The house is surrounded by a nearly deafening chorus of bird calls. ``It sounds like an orchestra,'' says Pam Graham, a New Zealand reporter.

``It's amazing to see this when you think that they're extinct on the North Island and to see how they relate to people. You can only understand when you see it,'' says Jim Kidson, senior media officer for DOC, who has accompanied us. ``This is an educational opportunity in what we've lost and what we're trying to rebuild.''

Scientists say that kaka parrots could become extinct on the mainland if nothing were done to save them.

Kapiti was first settled by Maoris, then whalers, and then farmers. Each group brought animals that preyed on the birds. Maoris brought the kiori (Polynesian rat) and the kuri (dog) to New Zealand, both implicated in the destruction of 11 species.

Europeans introduced sheep, goats, pigs, deer, cattle, and cats. They brought rabbits for game, then stoats, weasels, and ferrets to control the rabbits.

The Norway rat arrived via the whaling ships. And the Australian brush-tailed possum was introduced for the fur trade.

The impact of these introduced species on bird populations has been devastating. Nearly 60 percent of New Zealand birds were flightless or nearly flightless, easy prey for these fleet-footed predators.

Scientists say New Zealand has lost about 49 species - about half its varieties of land birds - since humans first set foot here. The animals ate not only the birds and their eggs but the vegetation the birds needed as well.

In 1897, the government, under pressure from naturalists, established Kapiti as a preserve for the flora and fauna of New Zealand. Cats, deer, goats, sheep, cattle, pigs, and dogs were eradicated from the reserve. Domestic stock were removed and other animals were shot or trapped.
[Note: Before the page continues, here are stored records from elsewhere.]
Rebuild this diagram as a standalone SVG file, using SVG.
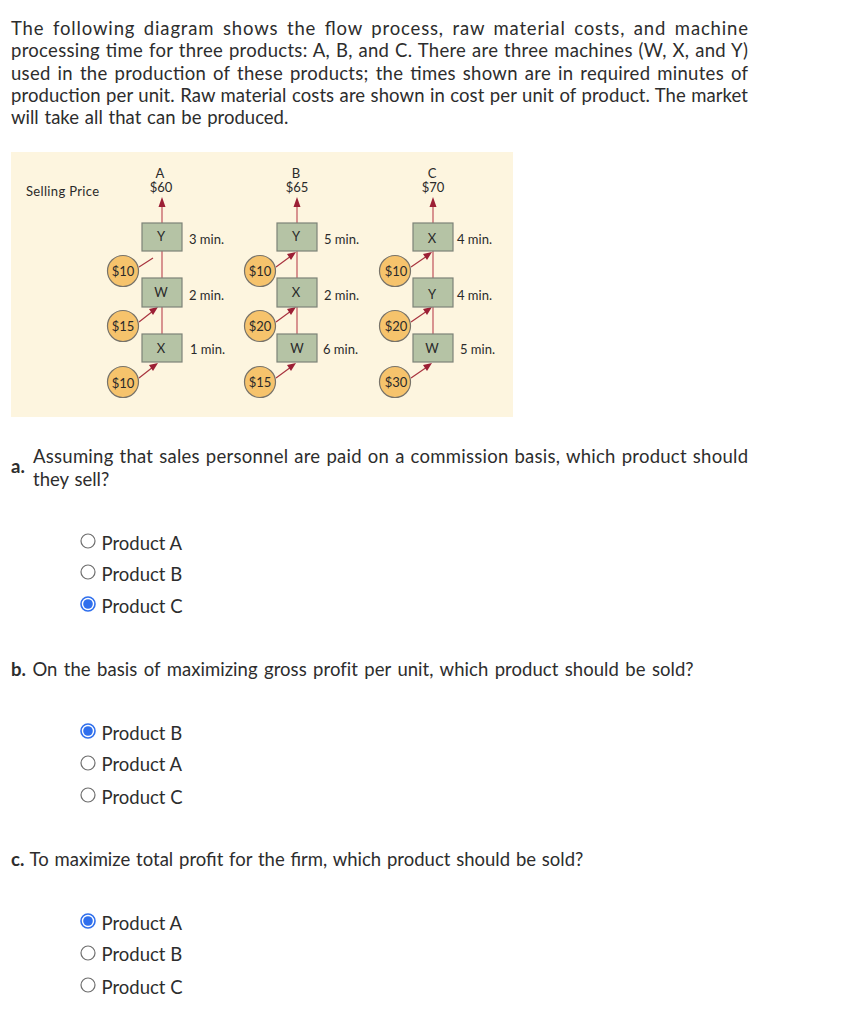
<svg xmlns="http://www.w3.org/2000/svg" width="845" height="1024" viewBox="0 0 845 1024">
<style>
.t{font-family:"Lato","Liberation Sans",sans-serif;font-size:18.5px;fill:#2d2d2d}
.b{font-weight:700}
.d{font-family:"Lato","Liberation Sans",sans-serif;font-size:13px;fill:#2a2a2a}
.m{text-anchor:middle}
.box{fill:#b5c3a5;stroke:#7d8378;stroke-width:1.2}
.cir{fill:#f6c36c;stroke:#77736a;stroke-width:1.2}
.l{stroke:#a8343f;stroke-width:1.2;fill:none}
.v{stroke:#c0525c;stroke-width:1.2;fill:none}
.h{fill:#9c1f35}
.r{fill:#fff;stroke:#6e6e6e;stroke-width:1.2}
.rs{fill:#fff;stroke:#2f6fed;stroke-width:1.6}
.rd{fill:#2f6fed}
</style>
<rect width="845" height="1024" fill="#fff"/>
<g id="intro">
<text class="t" x="11" y="35" word-spacing="3" textLength="737" lengthAdjust="spacing">The following diagram shows the flow process, raw material costs, and machine</text>
<text class="t" x="11" y="57" word-spacing="0.8" textLength="737" lengthAdjust="spacing">processing time for three products: A, B, and C. There are three machines (W, X, and Y)</text>
<text class="t" x="11" y="80" word-spacing="2" textLength="737" lengthAdjust="spacing">used in the production of these products; the times shown are in required minutes of</text>
<text class="t" x="11" y="102" word-spacing="0.6" textLength="737" lengthAdjust="spacing">production per unit. Raw material costs are shown in cost per unit of product. The market</text>
<text class="t" x="11" y="124" word-spacing="1.1">will take all that can be produced.</text>
</g>
<rect id="panel" x="11" y="152" width="502" height="265" fill="#fdf5df"/>
<text class="d" x="26" y="196" textLength="73" lengthAdjust="spacing">Selling Price</text>
<g id="connectors">
<path class="v" d="M162 223V205M162 251V278M162 307V334M297 223V205M297 251V278M297 307V334M433 223V205M433 251V278M433 307V334"/>
<path class="l" d="M139 267L153 258M139 322L153 311M139 378L153 367M276 267L291 256M276 322L291 311M276 378L291 367M411 267L427 256M411 322L427 311M411 378L427 367"/>
<path class="h" d="M162 197l-3.500 10h7zM297 197l-3.500 10h7zM433 197l-3.500 10h7z"/>
<path class="h" d="M158 307l-9 2 4 6zM158 363l-9 2 4 6zM296 252l-9 2 4 6zM296 307l-9 2 4 6zM296 363l-9 2 4 6zM432 252l-9 2 4 6zM432 307l-9 2 4 6zM432 363l-9 2 4 6z"/>
</g>
<g id="product-A">
<text class="d m" x="160" y="178">A</text><text class="d m" x="161" y="192">$60</text>
<rect class="box" x="142" y="223" width="40" height="28"/><text class="d m" x="161" y="241">Y</text><text class="d" x="189" y="244">3 min.</text>
<rect class="box" x="142" y="278" width="40" height="29"/><text class="d m" x="161" y="297">W</text><text class="d" x="189" y="300">2 min.</text>
<rect class="box" x="142" y="334" width="40" height="28"/><text class="d m" x="161" y="353">X</text><text class="d" x="190" y="354">1 min.</text>
<circle class="cir" cx="123" cy="271" r="15.500"/><text class="d m" x="123" y="276">$10</text>
<circle class="cir" cx="123" cy="326" r="15.500"/><text class="d m" x="123" y="331">$15</text>
<circle class="cir" cx="123" cy="382" r="15.500"/><text class="d m" x="123" y="388">$10</text>
</g>
<g id="product-B">
<text class="d m" x="296" y="178">B</text><text class="d m" x="297" y="192">$65</text>
<rect class="box" x="277" y="223" width="40" height="28"/><text class="d m" x="296" y="241">Y</text><text class="d" x="324" y="244">5 min.</text>
<rect class="box" x="277" y="278" width="40" height="29"/><text class="d m" x="296" y="297">X</text><text class="d" x="324" y="300">2 min.</text>
<rect class="box" x="277" y="334" width="40" height="28"/><text class="d m" x="297" y="353">W</text><text class="d" x="323" y="354">6 min.</text>
<circle class="cir" cx="260" cy="271" r="15.500"/><text class="d m" x="260" y="276">$10</text>
<circle class="cir" cx="260" cy="326" r="15.500"/><text class="d m" x="260" y="331">$20</text>
<circle class="cir" cx="260" cy="382" r="15.500"/><text class="d m" x="260" y="387">$15</text>
</g>
<g id="product-C">
<text class="d m" x="432" y="178">C</text><text class="d m" x="433" y="192">$70</text>
<rect class="box" x="413" y="223" width="40" height="28"/><text class="d m" x="432" y="243">X</text><text class="d" x="457" y="244">4 min.</text>
<rect class="box" x="413" y="278" width="40" height="29"/><text class="d m" x="432" y="299">Y</text><text class="d" x="457" y="300">4 min.</text>
<rect class="box" x="413" y="334" width="40" height="28"/><text class="d m" x="432" y="353">W</text><text class="d" x="460" y="354">5 min.</text>
<circle class="cir" cx="395" cy="271" r="15.500"/><text class="d m" x="396" y="276">$10</text>
<circle class="cir" cx="395" cy="326" r="15.500"/><text class="d m" x="396" y="331">$20</text>
<circle class="cir" cx="395" cy="382" r="15.500"/><text class="d m" x="396" y="387">$30</text>
</g>
<g id="question-a">
<text class="t b" x="11" y="473">a.</text>
<text class="t" x="33" y="463" word-spacing="1" textLength="715" lengthAdjust="spacing">Assuming that sales personnel are paid on a commission basis, which product should</text>
<text class="t" x="33" y="486" word-spacing="1.1">they sell?</text>
<circle class="r" cx="88" cy="541" r="7"/><text class="t" x="101.500" y="550">Product A</text>
<circle class="r" cx="88" cy="572" r="7"/><text class="t" x="101.500" y="581">Product B</text>
<circle class="rs" cx="88" cy="604" r="7"/><circle class="rd" cx="88" cy="604" r="4.800"/><text class="t" x="101.500" y="613">Product C</text>
</g>
<g id="question-b">
<text class="t" x="11" y="676" word-spacing="1.6" letter-spacing="0.05"><tspan class="b">b.</tspan> On the basis of maximizing gross profit per unit, which product should be sold?</text>
<circle class="rs" cx="88" cy="731" r="7"/><circle class="rd" cx="88" cy="731" r="4.800"/><text class="t" x="101.500" y="740">Product B</text>
<circle class="r" cx="88" cy="763" r="7"/><text class="t" x="101.500" y="771">Product A</text>
<circle class="r" cx="88" cy="795" r="7"/><text class="t" x="101.500" y="804">Product C</text>
</g>
<g id="question-c">
<text class="t" x="11" y="866" word-spacing="1.1"><tspan class="b">c.</tspan> To maximize total profit for the firm, which product should be sold?</text>
<circle class="rs" cx="88" cy="921" r="7"/><circle class="rd" cx="88" cy="921" r="4.800"/><text class="t" x="101.500" y="930">Product A</text>
<circle class="r" cx="88" cy="953" r="7"/><text class="t" x="101.500" y="961">Product B</text>
<circle class="r" cx="88" cy="985" r="7"/><text class="t" x="101.500" y="994">Product C</text>
</g>
</svg>
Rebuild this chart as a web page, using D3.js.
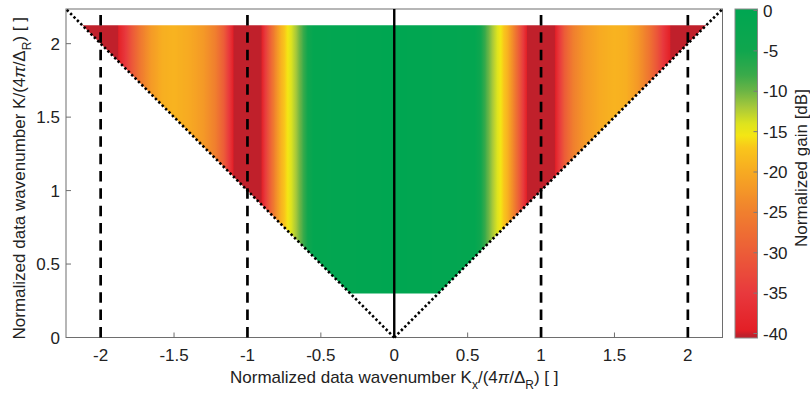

Between February 1980 and November 1986, 22,500 possums were removed from Kapiti, using systematic trapping, poison, and dogs, the first successful possum-eradication program.

Kapiti acts as both a bird sanctuary and a reservoir for other islands. Once a species has reached safe numbers, breeding pairs are airlifted to propagate on other islands. Birds that have been brought back from the threat of extinction include saddleback, little spotted kiwi, stitchbird, kokako, and takahae.

``In this unique setting, we can turn the clock back,'' Daniel says. ``We have ancient species we can preserve. And the potential is great for saving other endangered species.''

The DOC has two dozen programs going on in various parts of the country. New Zealand is considered a world leader in island restoration and is using its experience to help other countries.

Mauritius, with New Zealand's help was able to eradicate the rabbit population from its prime reserve of Round Island. The plan was masterminded by DOC endangered-species expert Don Merton, who saved the Chatham Island black robin from extinction when the species was down to its last breeding pair.

Visiting Kapiti's friendly birds is quietly popular among New Zealanders, or Kiwis, as they call themselves. But only 50 people a day are allowed to go to the island, and the wait used to be a year for weekends and six months for other times. Bookings are now taken three months ahead. Kapiti has an average of 4,500 visitors a year.

Daniel says his prime motive in talking to visitors used to be protection, but now it's educational, ``the best form of protection.'' He's only had a few troublemakers, like obsessed birders who tramp through long grass to tick off exotic species.

Then there was the man from New Zealand who discombobulated nesting takahae by taping their calls and playing them back to them.

``I had serious words with the guy,'' Daniel says.